The Hispanic Homeownership Gap

By David Reiss




photo by Gabriel Santana

Freddie Mac’s latest Economic & Housing Research Insight asks Will the Hispanic Homeownership Gap Persist? It opens,

This is the American story.

A wave of immigrants arrives in the U.S. Perhaps they’re escaping religious or political persecution. Perhaps a drought or famine has driven them from their homes. Perhaps they simply want to try their luck in the land of opportunity.

They face new challenges in America. Often they arrive with few resources. And everything about them sets them apart—their religions, their languages, their cultures, their foods, their appearances. They are not always welcomed. They frequently face discrimination in housing, jobs, education, and more. But over time, they plant their roots in American soil. They become part of the tapestry that is America. And they thrive.

This is the story of the Germans and Italians and many other ethnic groups that poured into the U.S. a century ago.

Today’s immigrants come, for the most part, from Latin America and Asia instead of Europe. Hispanics comprise by far the largest share of the current wave. Over the last 50 years, more than 30 million Hispanics migrated to the U.S. And these Hispanics face many of the same challenges as earlier European immigrants.

Homeownership provides a key measure of transition from a newly-arrived immigrant to an established resident.

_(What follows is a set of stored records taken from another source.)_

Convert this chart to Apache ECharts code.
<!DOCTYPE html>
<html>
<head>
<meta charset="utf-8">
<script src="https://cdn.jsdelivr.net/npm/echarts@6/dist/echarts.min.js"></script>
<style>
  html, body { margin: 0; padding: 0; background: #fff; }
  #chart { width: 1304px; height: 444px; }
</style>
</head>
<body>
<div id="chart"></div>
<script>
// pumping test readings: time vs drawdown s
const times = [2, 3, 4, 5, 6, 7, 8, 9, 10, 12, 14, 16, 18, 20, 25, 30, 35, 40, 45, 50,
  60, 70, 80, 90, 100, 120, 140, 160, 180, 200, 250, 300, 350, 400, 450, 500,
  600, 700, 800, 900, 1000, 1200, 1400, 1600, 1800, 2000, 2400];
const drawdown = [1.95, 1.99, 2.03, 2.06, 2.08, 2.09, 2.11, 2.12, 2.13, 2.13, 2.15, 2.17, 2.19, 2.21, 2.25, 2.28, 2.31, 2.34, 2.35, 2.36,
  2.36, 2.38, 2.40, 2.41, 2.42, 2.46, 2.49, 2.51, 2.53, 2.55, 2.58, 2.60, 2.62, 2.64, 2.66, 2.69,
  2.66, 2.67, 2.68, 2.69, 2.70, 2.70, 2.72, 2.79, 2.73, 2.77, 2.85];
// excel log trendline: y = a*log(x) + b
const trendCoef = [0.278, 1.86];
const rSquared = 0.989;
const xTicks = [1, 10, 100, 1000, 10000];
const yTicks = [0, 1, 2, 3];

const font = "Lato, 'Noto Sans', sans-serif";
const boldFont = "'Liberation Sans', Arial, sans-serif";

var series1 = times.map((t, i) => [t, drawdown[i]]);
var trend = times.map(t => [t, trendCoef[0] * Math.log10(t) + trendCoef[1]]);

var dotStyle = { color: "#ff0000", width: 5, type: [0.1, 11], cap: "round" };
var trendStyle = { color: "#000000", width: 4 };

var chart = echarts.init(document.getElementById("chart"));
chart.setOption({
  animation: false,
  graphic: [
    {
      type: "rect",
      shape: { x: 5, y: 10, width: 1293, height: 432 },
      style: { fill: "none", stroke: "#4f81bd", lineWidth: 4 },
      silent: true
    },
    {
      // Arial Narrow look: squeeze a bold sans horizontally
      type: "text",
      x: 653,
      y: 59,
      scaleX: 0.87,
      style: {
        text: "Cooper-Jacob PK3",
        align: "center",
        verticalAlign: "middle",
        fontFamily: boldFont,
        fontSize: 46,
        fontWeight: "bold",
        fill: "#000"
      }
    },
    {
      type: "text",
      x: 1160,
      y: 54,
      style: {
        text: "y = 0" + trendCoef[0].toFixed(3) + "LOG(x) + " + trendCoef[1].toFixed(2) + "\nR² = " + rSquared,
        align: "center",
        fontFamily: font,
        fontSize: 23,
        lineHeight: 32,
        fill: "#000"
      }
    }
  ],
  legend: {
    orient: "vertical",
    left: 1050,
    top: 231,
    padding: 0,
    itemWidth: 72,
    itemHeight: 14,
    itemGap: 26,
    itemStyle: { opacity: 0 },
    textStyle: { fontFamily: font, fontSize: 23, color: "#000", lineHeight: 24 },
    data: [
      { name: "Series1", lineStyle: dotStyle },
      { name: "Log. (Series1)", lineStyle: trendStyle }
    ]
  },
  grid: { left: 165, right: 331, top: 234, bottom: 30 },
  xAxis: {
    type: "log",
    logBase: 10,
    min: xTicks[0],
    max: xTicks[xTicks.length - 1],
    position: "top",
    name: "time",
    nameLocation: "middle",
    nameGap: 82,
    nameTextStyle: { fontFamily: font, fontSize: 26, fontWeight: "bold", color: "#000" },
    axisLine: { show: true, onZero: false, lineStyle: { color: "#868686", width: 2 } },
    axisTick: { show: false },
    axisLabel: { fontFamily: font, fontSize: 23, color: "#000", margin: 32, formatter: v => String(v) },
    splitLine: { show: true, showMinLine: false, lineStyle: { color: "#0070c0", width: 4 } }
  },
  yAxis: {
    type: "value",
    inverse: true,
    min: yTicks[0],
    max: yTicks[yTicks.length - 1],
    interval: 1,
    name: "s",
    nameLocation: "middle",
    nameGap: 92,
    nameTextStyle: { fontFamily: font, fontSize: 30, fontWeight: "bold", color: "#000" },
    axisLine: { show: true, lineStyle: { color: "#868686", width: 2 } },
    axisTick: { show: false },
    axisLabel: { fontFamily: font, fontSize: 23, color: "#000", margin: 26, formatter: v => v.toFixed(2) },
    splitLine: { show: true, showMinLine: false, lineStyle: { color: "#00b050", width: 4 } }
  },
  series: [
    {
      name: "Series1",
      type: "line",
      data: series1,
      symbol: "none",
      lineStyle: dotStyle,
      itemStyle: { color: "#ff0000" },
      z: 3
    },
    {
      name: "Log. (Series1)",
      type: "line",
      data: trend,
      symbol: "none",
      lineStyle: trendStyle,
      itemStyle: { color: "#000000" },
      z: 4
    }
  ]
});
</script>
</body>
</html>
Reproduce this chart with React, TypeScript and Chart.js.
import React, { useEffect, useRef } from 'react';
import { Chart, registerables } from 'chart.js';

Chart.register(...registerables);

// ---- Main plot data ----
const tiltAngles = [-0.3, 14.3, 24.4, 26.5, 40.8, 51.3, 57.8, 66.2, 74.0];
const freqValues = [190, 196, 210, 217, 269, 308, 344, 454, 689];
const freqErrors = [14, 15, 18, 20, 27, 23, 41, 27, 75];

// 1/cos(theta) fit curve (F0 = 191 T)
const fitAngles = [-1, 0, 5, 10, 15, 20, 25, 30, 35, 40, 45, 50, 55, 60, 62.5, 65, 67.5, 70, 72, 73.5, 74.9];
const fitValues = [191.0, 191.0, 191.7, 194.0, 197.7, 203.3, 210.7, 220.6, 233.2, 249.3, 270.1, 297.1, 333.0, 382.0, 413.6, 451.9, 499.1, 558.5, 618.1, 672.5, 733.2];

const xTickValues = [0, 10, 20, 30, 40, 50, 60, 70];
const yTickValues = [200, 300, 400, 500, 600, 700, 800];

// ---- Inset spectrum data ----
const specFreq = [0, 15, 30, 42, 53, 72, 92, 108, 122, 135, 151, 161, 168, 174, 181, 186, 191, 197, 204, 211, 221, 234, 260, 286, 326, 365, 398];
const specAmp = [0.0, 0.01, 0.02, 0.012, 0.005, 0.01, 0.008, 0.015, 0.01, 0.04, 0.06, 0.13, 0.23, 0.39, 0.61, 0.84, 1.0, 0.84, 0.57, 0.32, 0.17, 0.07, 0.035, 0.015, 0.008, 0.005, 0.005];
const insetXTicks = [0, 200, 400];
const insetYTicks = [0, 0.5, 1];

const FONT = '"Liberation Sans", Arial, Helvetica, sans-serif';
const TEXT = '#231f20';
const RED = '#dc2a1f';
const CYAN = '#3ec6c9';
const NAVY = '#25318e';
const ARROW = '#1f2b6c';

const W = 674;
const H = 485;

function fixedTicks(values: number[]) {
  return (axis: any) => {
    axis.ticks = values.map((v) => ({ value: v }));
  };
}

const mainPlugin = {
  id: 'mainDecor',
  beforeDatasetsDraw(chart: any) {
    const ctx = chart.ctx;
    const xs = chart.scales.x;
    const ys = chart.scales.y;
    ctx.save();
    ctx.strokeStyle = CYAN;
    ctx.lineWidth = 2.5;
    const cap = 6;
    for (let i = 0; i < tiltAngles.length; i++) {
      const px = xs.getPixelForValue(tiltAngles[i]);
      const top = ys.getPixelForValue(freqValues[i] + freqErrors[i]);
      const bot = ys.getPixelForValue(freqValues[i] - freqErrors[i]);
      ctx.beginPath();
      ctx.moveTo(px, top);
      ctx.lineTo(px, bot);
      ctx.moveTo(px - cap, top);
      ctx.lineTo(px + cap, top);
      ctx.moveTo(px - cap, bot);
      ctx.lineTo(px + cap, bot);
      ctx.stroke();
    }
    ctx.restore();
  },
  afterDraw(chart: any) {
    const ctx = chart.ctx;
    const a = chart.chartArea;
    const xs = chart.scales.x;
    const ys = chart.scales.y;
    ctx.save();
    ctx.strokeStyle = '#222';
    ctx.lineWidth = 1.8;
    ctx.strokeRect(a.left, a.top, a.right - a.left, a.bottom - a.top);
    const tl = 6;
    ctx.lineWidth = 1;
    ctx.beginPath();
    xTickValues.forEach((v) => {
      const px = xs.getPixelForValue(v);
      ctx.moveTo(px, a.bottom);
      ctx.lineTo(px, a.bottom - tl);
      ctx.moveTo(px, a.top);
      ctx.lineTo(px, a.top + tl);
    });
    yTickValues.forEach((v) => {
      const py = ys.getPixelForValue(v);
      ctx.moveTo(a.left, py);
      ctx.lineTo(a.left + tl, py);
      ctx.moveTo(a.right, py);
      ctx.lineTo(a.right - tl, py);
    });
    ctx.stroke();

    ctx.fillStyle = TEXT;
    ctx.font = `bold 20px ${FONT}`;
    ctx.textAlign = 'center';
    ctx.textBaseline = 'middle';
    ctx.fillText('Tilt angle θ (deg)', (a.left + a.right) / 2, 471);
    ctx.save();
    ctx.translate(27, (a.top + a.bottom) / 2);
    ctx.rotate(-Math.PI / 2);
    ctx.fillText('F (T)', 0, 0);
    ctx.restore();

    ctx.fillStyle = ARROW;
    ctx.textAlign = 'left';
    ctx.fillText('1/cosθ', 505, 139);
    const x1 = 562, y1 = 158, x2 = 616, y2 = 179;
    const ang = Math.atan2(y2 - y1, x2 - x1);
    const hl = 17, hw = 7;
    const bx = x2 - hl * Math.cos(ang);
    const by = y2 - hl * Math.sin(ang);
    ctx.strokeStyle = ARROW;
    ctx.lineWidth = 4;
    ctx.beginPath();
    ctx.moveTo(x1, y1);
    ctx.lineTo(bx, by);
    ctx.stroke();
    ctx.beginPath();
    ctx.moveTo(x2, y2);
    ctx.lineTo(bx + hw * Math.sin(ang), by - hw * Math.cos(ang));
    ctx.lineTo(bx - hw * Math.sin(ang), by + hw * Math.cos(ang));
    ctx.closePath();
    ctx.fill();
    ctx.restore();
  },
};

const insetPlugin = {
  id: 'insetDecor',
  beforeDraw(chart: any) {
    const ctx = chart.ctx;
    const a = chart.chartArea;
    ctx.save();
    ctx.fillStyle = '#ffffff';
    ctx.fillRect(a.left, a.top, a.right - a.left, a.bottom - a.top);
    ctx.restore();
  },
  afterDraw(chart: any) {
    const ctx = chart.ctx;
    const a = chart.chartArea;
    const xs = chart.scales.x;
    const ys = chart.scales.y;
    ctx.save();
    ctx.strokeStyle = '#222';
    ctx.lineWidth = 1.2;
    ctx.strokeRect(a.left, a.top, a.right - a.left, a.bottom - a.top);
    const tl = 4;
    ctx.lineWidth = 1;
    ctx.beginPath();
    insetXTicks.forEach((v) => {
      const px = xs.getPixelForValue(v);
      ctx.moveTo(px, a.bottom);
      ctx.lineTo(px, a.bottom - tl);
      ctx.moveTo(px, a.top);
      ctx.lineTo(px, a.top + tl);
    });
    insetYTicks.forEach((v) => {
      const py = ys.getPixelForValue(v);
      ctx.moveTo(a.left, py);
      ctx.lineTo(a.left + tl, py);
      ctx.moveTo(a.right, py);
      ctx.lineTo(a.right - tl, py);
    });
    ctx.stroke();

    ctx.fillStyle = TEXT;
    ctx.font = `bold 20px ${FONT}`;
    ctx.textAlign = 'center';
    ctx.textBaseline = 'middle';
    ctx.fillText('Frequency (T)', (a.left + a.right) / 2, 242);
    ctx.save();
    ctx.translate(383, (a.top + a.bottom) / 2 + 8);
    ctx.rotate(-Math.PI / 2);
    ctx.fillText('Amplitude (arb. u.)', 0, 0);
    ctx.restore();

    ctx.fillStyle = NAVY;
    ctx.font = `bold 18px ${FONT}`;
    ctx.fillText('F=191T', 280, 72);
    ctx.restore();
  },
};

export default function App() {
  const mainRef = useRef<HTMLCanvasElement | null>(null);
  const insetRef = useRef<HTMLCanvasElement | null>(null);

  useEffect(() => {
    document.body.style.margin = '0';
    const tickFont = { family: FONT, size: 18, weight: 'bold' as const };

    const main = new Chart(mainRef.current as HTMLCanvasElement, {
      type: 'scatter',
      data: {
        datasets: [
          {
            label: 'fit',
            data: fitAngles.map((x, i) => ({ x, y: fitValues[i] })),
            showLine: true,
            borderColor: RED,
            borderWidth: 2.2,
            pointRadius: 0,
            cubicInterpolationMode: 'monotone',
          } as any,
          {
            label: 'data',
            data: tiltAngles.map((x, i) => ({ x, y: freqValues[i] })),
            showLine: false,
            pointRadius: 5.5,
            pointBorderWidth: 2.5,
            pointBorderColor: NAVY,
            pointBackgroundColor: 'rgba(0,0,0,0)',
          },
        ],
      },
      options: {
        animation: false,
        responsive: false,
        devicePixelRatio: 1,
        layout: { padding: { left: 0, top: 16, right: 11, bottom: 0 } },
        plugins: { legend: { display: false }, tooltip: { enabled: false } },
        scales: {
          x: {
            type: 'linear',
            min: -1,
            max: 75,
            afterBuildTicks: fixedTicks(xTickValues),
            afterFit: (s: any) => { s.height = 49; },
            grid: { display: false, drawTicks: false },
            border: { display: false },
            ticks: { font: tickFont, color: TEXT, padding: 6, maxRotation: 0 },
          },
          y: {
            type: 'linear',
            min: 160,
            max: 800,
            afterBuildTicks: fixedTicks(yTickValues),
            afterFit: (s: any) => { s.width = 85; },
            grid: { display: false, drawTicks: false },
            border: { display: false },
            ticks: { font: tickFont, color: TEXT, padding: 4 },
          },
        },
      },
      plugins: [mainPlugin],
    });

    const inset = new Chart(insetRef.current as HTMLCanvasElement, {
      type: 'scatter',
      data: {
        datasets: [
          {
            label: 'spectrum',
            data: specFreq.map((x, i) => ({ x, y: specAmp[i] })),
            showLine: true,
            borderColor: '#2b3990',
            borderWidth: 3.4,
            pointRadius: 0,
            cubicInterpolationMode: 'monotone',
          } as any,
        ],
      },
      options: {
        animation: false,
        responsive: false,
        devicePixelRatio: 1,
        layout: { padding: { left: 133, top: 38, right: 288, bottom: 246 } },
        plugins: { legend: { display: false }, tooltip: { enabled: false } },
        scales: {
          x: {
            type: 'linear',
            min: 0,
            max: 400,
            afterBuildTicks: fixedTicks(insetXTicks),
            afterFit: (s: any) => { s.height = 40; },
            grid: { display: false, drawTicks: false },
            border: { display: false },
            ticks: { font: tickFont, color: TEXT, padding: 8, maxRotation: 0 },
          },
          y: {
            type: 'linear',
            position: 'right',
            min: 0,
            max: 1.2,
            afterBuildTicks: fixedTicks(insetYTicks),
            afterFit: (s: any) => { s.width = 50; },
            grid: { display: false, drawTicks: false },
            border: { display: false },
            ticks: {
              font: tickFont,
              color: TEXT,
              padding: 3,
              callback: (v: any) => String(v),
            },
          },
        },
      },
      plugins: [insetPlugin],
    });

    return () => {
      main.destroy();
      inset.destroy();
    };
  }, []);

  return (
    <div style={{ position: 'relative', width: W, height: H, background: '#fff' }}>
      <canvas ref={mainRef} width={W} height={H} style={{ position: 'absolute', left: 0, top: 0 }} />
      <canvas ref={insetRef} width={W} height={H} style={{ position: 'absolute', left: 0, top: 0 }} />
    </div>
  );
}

Many immigrants arrive without the financial resources needed to purchase a home. In addition, the unfamiliarity and complexity of the U.S. housing and mortgage finance systems pose obstacles to homeownership. As a result, homeownership rates start low for new immigrants but rise over time.

The homeownership rate among Hispanics in the U.S.—a population that includes new immigrants, long-standing citizens, and everything in between— stands around 45 percent, more than 20 percentage points lower than the rate among non-Hispanic whites. Much of this homeownership gap can be traced to differences in age, income, education and other factors associated with homeownership.

Will the Hispanic homeownership gap close over time, as it did for the European immigrants of a century ago? Or will a significant gap stubbornly persist, as it has for African-Americans? (1-2)

It concludes,

Census projections of future age distributions suggest that the age differences of Whites and Hispanics will be reduced by six percent (0.7 years) by 2025 and 12 percent (1.2 years) by 2035. If these projections are realized, the White/Hispanic homeownership gap is likely to narrow by 20 percent (five percentage points) by 2035. The Census projections include both current residents and future immigrants, and averaging the characteristics of these two groups of Hispanics tends to mask the relatively-rapid growth in homeownership among the current residents.

It is important to remember that about 13 percent of the White/Hispanic homeownership gap cannot be traced to population characteristics such as age and income. The explanation for this residual gap is unclear, although some of it may be due to wealth gaps and discrimination. (12)

Researchers at the Urban Institute have documented the importance of the Hispanic homeownership rate to the housing market more generally. It is worthwhile for policymakers to focus on it as well.